— BEGIN Items —
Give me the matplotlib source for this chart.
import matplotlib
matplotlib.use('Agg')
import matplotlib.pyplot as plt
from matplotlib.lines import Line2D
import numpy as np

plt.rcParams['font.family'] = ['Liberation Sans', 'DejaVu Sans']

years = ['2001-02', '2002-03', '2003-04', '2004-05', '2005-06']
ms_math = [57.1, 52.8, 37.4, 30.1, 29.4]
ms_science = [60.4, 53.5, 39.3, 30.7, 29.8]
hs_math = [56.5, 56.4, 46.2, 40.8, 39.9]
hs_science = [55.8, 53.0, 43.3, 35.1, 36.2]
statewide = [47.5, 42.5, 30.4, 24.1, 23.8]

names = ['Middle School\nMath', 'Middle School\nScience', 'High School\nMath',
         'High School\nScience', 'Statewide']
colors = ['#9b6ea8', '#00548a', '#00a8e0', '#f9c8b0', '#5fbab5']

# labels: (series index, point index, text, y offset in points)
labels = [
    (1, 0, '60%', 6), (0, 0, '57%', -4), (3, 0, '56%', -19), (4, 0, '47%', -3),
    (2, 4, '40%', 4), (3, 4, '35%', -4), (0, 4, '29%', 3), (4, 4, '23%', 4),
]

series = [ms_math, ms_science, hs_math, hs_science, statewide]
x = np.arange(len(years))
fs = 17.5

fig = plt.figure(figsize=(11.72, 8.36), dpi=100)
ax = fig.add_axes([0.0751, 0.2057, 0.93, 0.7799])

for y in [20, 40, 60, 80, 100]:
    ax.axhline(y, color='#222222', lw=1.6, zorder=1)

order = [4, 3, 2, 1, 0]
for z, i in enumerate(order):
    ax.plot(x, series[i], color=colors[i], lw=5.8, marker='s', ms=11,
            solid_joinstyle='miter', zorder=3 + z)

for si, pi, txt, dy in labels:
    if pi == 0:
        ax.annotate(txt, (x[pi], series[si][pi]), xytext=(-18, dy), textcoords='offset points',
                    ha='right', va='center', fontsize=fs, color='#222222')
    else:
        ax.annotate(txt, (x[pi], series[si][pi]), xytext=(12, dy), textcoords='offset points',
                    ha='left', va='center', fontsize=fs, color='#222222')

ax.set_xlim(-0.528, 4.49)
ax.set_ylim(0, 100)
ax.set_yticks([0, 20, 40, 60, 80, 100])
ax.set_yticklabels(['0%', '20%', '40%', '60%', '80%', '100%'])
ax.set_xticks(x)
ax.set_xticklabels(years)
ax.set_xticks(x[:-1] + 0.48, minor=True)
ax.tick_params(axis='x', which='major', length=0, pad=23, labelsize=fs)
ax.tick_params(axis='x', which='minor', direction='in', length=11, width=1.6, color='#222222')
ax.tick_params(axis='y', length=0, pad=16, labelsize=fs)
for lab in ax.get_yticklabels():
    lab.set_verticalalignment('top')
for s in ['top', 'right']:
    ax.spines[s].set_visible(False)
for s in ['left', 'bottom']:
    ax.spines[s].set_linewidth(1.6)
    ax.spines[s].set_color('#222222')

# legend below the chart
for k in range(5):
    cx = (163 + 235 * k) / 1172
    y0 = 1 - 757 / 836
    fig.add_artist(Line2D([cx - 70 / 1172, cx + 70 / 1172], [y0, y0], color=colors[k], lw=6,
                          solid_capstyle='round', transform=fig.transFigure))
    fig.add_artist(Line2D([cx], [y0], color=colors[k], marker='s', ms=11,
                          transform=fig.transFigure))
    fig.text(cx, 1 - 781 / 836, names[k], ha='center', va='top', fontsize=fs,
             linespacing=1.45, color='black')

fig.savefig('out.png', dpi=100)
— END Items —
— BEGIN Items —
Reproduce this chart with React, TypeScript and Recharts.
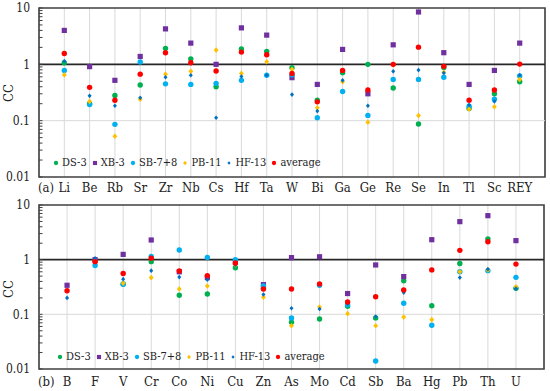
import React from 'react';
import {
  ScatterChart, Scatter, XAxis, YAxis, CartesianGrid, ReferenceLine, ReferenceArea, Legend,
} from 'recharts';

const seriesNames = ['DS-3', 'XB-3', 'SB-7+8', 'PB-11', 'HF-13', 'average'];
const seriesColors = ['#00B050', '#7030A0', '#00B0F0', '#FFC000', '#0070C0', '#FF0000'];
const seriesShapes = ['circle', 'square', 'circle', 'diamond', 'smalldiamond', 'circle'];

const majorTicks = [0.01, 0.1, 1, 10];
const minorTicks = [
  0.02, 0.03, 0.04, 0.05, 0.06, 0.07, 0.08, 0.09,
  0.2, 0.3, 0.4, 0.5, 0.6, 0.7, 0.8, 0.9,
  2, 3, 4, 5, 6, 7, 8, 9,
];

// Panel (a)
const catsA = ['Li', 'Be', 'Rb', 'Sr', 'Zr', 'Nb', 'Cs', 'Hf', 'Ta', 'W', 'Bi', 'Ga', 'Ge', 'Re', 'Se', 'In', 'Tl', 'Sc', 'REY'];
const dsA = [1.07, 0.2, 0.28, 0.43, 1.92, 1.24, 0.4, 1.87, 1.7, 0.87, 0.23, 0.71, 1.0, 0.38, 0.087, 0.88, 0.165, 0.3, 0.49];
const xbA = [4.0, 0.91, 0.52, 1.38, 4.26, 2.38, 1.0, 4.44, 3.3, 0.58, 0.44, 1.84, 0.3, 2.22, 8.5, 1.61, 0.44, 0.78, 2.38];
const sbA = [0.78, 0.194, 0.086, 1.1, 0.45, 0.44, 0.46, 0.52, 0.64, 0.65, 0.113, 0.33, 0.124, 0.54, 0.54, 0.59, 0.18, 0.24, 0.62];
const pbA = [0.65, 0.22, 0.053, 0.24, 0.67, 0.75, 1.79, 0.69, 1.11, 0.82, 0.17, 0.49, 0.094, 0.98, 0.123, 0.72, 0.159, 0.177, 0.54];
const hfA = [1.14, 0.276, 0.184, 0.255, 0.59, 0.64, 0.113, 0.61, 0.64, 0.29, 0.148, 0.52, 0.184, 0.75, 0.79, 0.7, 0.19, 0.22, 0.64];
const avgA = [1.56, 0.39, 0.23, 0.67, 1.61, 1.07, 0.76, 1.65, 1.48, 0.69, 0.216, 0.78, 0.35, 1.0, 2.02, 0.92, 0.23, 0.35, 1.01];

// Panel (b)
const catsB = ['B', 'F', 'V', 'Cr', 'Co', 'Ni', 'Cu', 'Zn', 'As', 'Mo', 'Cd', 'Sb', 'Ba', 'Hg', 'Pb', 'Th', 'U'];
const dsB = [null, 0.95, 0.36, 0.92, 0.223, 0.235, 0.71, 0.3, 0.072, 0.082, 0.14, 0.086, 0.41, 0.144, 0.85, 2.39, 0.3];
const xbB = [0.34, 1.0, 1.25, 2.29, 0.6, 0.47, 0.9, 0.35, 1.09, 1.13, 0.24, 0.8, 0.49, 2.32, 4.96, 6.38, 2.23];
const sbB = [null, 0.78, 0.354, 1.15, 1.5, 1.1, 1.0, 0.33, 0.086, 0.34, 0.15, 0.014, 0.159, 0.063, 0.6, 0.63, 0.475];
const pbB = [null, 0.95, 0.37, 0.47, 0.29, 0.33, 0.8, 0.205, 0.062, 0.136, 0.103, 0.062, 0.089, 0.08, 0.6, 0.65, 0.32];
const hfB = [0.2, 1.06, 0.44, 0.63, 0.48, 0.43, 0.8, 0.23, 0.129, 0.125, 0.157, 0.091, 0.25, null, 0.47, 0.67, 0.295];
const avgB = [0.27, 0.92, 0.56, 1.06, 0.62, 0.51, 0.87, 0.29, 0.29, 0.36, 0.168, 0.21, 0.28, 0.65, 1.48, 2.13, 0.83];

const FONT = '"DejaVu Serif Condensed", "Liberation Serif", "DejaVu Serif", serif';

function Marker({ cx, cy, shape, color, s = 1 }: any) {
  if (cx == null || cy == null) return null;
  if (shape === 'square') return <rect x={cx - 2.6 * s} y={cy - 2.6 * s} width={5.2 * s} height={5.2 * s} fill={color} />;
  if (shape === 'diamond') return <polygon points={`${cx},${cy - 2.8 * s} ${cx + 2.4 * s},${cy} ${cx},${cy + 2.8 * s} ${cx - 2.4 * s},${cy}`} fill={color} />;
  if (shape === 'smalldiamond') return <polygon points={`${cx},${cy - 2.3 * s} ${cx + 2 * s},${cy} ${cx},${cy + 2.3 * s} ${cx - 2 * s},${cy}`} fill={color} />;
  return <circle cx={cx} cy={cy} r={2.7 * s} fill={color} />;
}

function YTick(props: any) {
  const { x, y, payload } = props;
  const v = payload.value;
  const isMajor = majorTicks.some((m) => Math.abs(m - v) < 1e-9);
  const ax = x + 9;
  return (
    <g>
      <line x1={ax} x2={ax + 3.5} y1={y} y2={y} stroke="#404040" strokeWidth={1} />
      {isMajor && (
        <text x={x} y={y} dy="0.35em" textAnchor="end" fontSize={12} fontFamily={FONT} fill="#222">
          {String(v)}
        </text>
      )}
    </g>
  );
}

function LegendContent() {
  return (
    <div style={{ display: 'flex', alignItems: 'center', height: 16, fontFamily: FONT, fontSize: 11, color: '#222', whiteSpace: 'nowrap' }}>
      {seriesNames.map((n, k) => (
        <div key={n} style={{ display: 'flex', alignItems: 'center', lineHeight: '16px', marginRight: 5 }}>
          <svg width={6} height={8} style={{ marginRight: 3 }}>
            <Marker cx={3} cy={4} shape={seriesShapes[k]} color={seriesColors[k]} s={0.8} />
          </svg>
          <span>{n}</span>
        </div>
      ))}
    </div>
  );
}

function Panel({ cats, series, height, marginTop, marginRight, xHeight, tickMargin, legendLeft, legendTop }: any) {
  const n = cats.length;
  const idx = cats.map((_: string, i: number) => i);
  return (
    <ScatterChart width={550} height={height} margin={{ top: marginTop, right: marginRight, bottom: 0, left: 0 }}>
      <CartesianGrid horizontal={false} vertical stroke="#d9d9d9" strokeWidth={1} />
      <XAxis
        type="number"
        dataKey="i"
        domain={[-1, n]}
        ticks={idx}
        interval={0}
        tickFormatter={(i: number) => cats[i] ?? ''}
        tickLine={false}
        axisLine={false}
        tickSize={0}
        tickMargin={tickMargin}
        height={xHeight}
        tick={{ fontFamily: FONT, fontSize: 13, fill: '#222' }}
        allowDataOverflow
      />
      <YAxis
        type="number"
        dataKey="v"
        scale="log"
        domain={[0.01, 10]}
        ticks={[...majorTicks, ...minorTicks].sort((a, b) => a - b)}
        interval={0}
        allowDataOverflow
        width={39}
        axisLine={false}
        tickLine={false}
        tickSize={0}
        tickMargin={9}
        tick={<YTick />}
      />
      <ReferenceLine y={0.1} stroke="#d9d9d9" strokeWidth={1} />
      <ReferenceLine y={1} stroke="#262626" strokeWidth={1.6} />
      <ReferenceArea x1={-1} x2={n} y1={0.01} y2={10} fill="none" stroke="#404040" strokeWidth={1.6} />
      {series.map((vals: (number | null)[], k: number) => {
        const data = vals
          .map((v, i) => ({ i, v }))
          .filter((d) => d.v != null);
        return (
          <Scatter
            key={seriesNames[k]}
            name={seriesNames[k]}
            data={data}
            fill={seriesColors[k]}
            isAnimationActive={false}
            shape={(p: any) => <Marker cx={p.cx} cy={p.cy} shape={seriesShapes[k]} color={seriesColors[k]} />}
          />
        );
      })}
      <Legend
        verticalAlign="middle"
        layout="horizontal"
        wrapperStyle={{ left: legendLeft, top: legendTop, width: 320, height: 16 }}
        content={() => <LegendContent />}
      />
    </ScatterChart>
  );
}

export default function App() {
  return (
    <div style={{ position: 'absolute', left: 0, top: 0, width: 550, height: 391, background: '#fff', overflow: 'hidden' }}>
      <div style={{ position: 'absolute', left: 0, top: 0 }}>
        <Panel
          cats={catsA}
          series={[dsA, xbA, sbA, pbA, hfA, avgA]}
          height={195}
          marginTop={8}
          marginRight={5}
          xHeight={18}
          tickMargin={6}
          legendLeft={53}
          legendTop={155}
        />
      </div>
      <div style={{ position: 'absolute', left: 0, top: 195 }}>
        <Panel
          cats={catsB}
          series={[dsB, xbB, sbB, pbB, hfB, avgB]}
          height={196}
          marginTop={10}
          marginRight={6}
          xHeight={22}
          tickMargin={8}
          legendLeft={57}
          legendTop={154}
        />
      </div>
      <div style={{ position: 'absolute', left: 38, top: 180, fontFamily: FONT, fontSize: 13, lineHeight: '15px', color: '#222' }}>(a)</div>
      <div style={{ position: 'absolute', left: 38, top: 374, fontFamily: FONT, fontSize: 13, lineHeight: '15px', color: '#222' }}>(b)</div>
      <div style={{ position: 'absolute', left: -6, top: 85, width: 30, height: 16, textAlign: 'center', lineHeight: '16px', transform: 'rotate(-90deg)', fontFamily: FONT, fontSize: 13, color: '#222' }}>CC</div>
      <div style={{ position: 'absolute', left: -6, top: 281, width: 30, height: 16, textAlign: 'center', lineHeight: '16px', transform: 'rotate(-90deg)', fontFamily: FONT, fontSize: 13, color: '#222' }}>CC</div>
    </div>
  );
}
— END Items —
= Given task =
List every line from the entries above in which "React" appears.

= Answer =
Reproduce this chart with React, TypeScript and Recharts.
import React from 'react';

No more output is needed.